To further test whether our models can predict out-of-sample, we use our models to predict demand for and supply of bikes at all stations on Friday, May 25 and Saturday, May 26 the following week. By subtracting demand from supply, we can determine the excess number of Citi Bikes at any given station at all hours of the day.
plot_result <- output %>%
left_join(all_stations %>% select(station_id,lon,lat)) %>%
mutate(exc = dest - orig,
exc = ifelse(exc > 50, 50, exc),
orig = ifelse(orig > 50, 50, orig),
dest = ifelse(dest > 50, 50, dest))
demand_time <- function(DATE) {
ggplot() +
geom_sf(data = basemap_sf, fill = "black", color = NA) +
geom_point(data = plot_result %>%
filter(date_id == DATE) %>%
arrange(orig),
aes(lon, lat,
color = orig,
size = orig)) +
scale_size(range = c(0.5, 3)) +
coord_sf(xlim = c(min(nyc_stations$lon),max(nyc_stations$lon)),
ylim = c(min(nyc_stations$lat),max(nyc_stations$lat))) +
mapTheme() +
scale_color_gradientn(colors = c("gray20",
"limegreen","limegreen")) +
theme(legend.position="none") +
labs(subtitle = "Departures")
}
supply_time <- function(DATE) {
ggplot() +
geom_sf(data = basemap_sf, fill = "black", color = NA) +
geom_point(data = plot_result %>%
filter(date_id == DATE) %>%
arrange(dest),
aes(lon, lat,
color = dest,
size = dest)) +
scale_size(range = c(0.5, 3)) +
coord_sf(xlim = c(min(nyc_stations$lon),max(nyc_stations$lon)),
ylim = c(min(nyc_stations$lat),max(nyc_stations$lat))) +
mapTheme() +
scale_color_gradientn(colors = c("gray20",
"magenta","magenta")) +
theme(legend.position="none") +
labs(subtitle = "Arrivals")
}
excess_time <- function(DATE) {
ggplot() +
geom_sf(data = basemap_sf, fill = "black", color = NA) +
geom_point(data = plot_result %>%
filter(date_id == DATE) %>%
arrange(abs(exc)),
aes(lon, lat,
color = exc,
size = abs(exc))) +
scale_size(range = c(0.5, 3)) +
coord_sf(xlim = c(min(nyc_stations$lon),max(nyc_stations$lon)),
ylim = c(min(nyc_stations$lat),max(nyc_stations$lat))) +
mapTheme() +
scale_color_gradientn(colors = c("limegreen","limegreen","gray20",
"magenta","magenta")) +
theme(legend.position="none") +
labs(subtitle = "Excess")
}
for (i in unique(output$date_id)) {
date <- as.POSIXlt(i, origin="1970-01-01", tz="America/New_York") + dhours(4)

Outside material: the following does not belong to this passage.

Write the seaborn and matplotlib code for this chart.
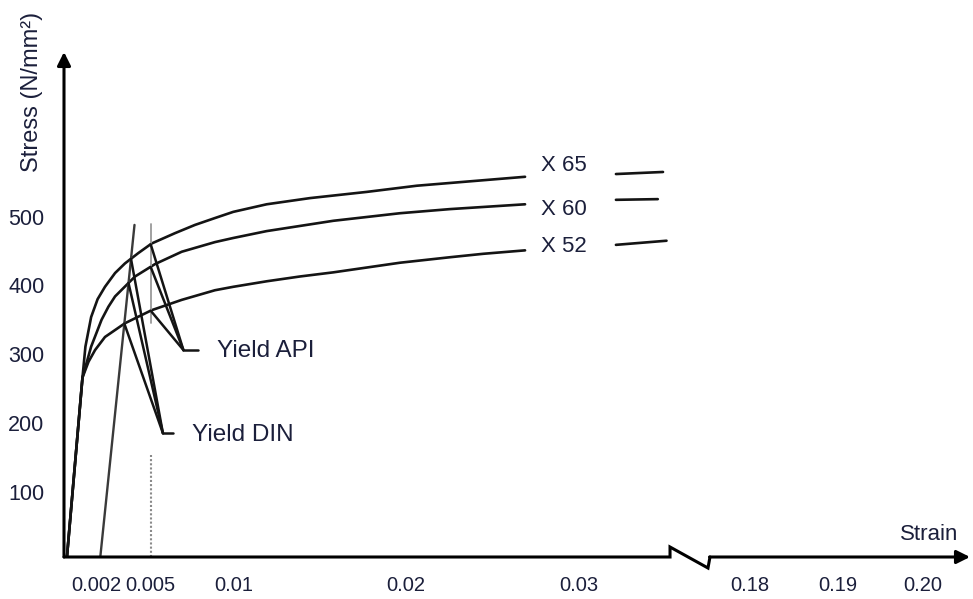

date <- paste0(wday(date, label = TRUE)," ",hour(date),":00")
gridExtra::grid.arrange(
demand_time(i),
supply_time(i),
excess_time(i),
nrow = 1,
top = grid::textGrob(paste0("Predicted activity (",date,")"),
gp=grid::gpar(fontsize=14),
hjust = 1)
)
}
Negative numbers mean a shortage of bikes.
output %>%
filter(date(date_id) == ymd("2018-05-25")) %>%
mutate(hour = paste0(hour(date_id),":00")) %>%
arrange(desc(abs(exc_pred))) %>%
head(10) %>%
arrange(hour(date_id)) %>%
left_join(all_stations %>% select(station_id,name)) %>%
select(Station = name,
Time = hour,
`Excess bikes` = exc_pred) %>%
kable(caption = "Friday, May 25", digits = 1) %>%
kable_styling(bootstrap_options = c("hover"))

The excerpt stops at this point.